Proof: Should any heat engine produce less than the work output for a given unit of heat, produced by a reversible engine, the reversible engine could be used to convert the entirety of the lesser work output back to heat. This would return the heat energy to less than its original state, and leave no work energy or any other energy produced

This amount to destruction of, disappearance of, or conversion of energy to nothing, a violation of the Law of Conservation of Energy.

The Law of Conservation of Energy requires equal energy conversion of all types.

More specifically, the current theory of Heat is molecular motion. Transfer from Heat to and from Machine, is a transfer of momentum. This proof relies only on the more narrow law of Conservation of Momentum.

Bill Corollary, Irreversible Heat Engine efficiency

Bill Corollary 1, Minimum Heat Output of Irreversible Engines

Statement: No irreversible heat engines of any type may produce less than the amount of work returned for a unit of heat, than the work returned by a reversible heat engine.

Proof: Although no heat engines other than Vapor Expansion engines are identified, postulate there is an irreversible heat engine yet undiscovered.

Although reversibility would prove the Law of Conservation of Energy is obeyed. The lack of reversibility does not prove the Conservation of Energy is disobeyed.
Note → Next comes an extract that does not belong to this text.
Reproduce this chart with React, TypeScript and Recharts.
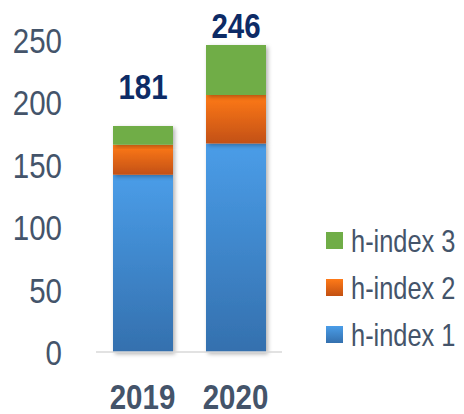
import { BarChart, Bar, XAxis, YAxis, LabelList } from "recharts";

const years = ["2019", "2020"];
const hIndex1 = [142, 167];
const hIndex2 = [24, 39];
const hIndex3 = [15, 40];
const totals = [181, 246];
const yTicks = [0, 50, 100, 150, 200, 250];

const data = years.map((year, i) => ({
  year,
  h1: hIndex1[i],
  h2: hIndex2[i],
  h3: hIndex3[i],
  total: totals[i],
}));

// no narrow font installed, so squeeze Liberation Sans horizontally
const FONT = "'Liberation Sans', Arial, sans-serif";
const NARROW = 0.82;
const AXIS_COLOR = "#44546A";

const legendItems = [
  { name: "h-index 3", fill: "#70AD47" },
  { name: "h-index 2", fill: "url(#lgOrange)" },
  { name: "h-index 1", fill: "url(#lgBlue)" },
];

const NarrowText = ({ x, y, anchor, size, bold, color, children }: any) => (
  <g transform={`translate(${x}, ${y}) scale(${NARROW}, 1)`}>
    <text
      x={0}
      y={0}
      textAnchor={anchor}
      fill={color}
      fontSize={size}
      fontWeight={bold ? "bold" : "normal"}
      fontFamily={FONT}
    >
      {children}
    </text>
  </g>
);

const YTick = (props: any) => {
  const { y, payload } = props;
  return (
    <NarrowText x={62} y={y + 13} anchor="end" size={36} color={AXIS_COLOR}>
      {payload.value}
    </NarrowText>
  );
};

const XTick = (props: any) => {
  const { x, payload } = props;
  return (
    <NarrowText x={x} y={409} anchor="middle" size={36} bold color={AXIS_COLOR}>
      {payload.value}
    </NarrowText>
  );
};

const TotalLabel = (props: any) => {
  const { x, y, width, value } = props;
  const baseline = Math.max(y - 27, 38);
  return (
    <NarrowText x={x + width / 2} y={baseline} anchor="middle" size={36} bold color="#0D2B66">
      {value}
    </NarrowText>
  );
};

const ChartLegend = () => (
  <svg
    width={134}
    height={140}
    style={{ position: "absolute", left: 326, top: 228 }}
  >
    <defs>
      <linearGradient id="lgOrange" x1="0" y1="0" x2="0" y2="1">
        <stop offset="0%" stopColor="#FF7A18" />
        <stop offset="100%" stopColor="#C25012" />
      </linearGradient>
      <linearGradient id="lgBlue" x1="0" y1="0" x2="0" y2="1">
        <stop offset="0%" stopColor="#4A9DE8" />
        <stop offset="100%" stopColor="#3470AE" />
      </linearGradient>
    </defs>
    {legendItems.map((item, i) => (
      <g key={item.name} transform={`translate(0, ${i * 47})`}>
        <rect x={0} y={4} width={17} height={17} fill={item.fill} />
        <NarrowText x={25} y={24} anchor="start" size={31} color={AXIS_COLOR}>
          {item.name}
        </NarrowText>
      </g>
    ))}
  </svg>
);

export default function App() {
  return (
    <div style={{ position: "absolute", left: 0, top: 0, width: 464, height: 414, background: "#fff" }}>
      <BarChart
        width={464}
        height={414}
        data={data}
        margin={{ top: 40, right: 182, left: 0, bottom: 0 }}
        barSize={60}
      >
        <defs>
          <linearGradient id="gradBlue" x1="0" y1="0" x2="0" y2="1">
            <stop offset="0%" stopColor="#4A9DE8" />
            <stop offset="100%" stopColor="#3470AE" />
          </linearGradient>
          <linearGradient id="gradOrange" x1="0" y1="0" x2="0" y2="1">
            <stop offset="0%" stopColor="#FF7A18" />
            <stop offset="100%" stopColor="#C25012" />
          </linearGradient>
          <filter id="barShadow" x="-20%" y="-20%" width="140%" height="140%">
            <feDropShadow dx={2} dy={2} stdDeviation={2} floodColor="#000" floodOpacity={0.3} />
          </filter>
        </defs>
        <XAxis
          dataKey="year"
          height={62}
          tickLine={false}
          axisLine={{ stroke: "#D9D9D9", strokeWidth: 1.5 }}
          tick={<XTick />}
        />
        <YAxis
          width={96}
          domain={[0, 250]}
          ticks={yTicks}
          interval={0}
          tickLine={false}
          axisLine={false}
          tick={<YTick />}
        />
        <Bar dataKey="h1" name="h-index 1" stackId="a" fill="url(#gradBlue)" filter="url(#barShadow)" isAnimationActive={false} />
        <Bar dataKey="h2" name="h-index 2" stackId="a" fill="url(#gradOrange)" filter="url(#barShadow)" isAnimationActive={false} />
        <Bar dataKey="h3" name="h-index 3" stackId="a" fill="#70AD47" filter="url(#barShadow)" isAnimationActive={false}>
          <LabelList dataKey="total" content={<TotalLabel />} />
        </Bar>
      </BarChart>
      <ChartLegend />
    </div>
  );
}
By the same argument as the Theorem of Minimum output of Heat Engines, irreversible Heat Engines must produce the same quantity of Work for a given quantity of Heat as a Reversible Heat Engine.

Bill Corollary 2, Equal Work Output of all Heat Engines

Statement: All Heat Engines of any type produce the same amount of Work for a given amount of Heat.

This is a corollary to both the Carnot/Kelvin Theorem of Maximum Work output of a heat engine, and the Bill Theorem of Minimum Work output of a Heat Engine.

Proof: Conversion of Work To or From Heat must obey the Law of Conservation of Energy, which for Thermodynamic engines is simply stated as Energy = Heat + Work.

Bill Corollary 3, Heat is an illusion. Heat engines are momentum transfer devices between molecular momentum of gas, and machine momentum.

The proof of this is the current theory of Heat as Motion, since about 1840. The energy in heat is the energy of motion, not actually a different form of energy. Consequently, even if the general law of Conservation of Energy is ever proved invalid, the conclusions of the above theorems and corollaries only relies on Conservation of Momentum, and Newton's laws of motion.

It is notable that that Newton's laws of motion were established by the time of Sadi Carnot's work. Had the theory of Heat as molecular motion been the dominant theory during his work (instead of Heat as an imponderable material), it seems probable he would have made the same connection.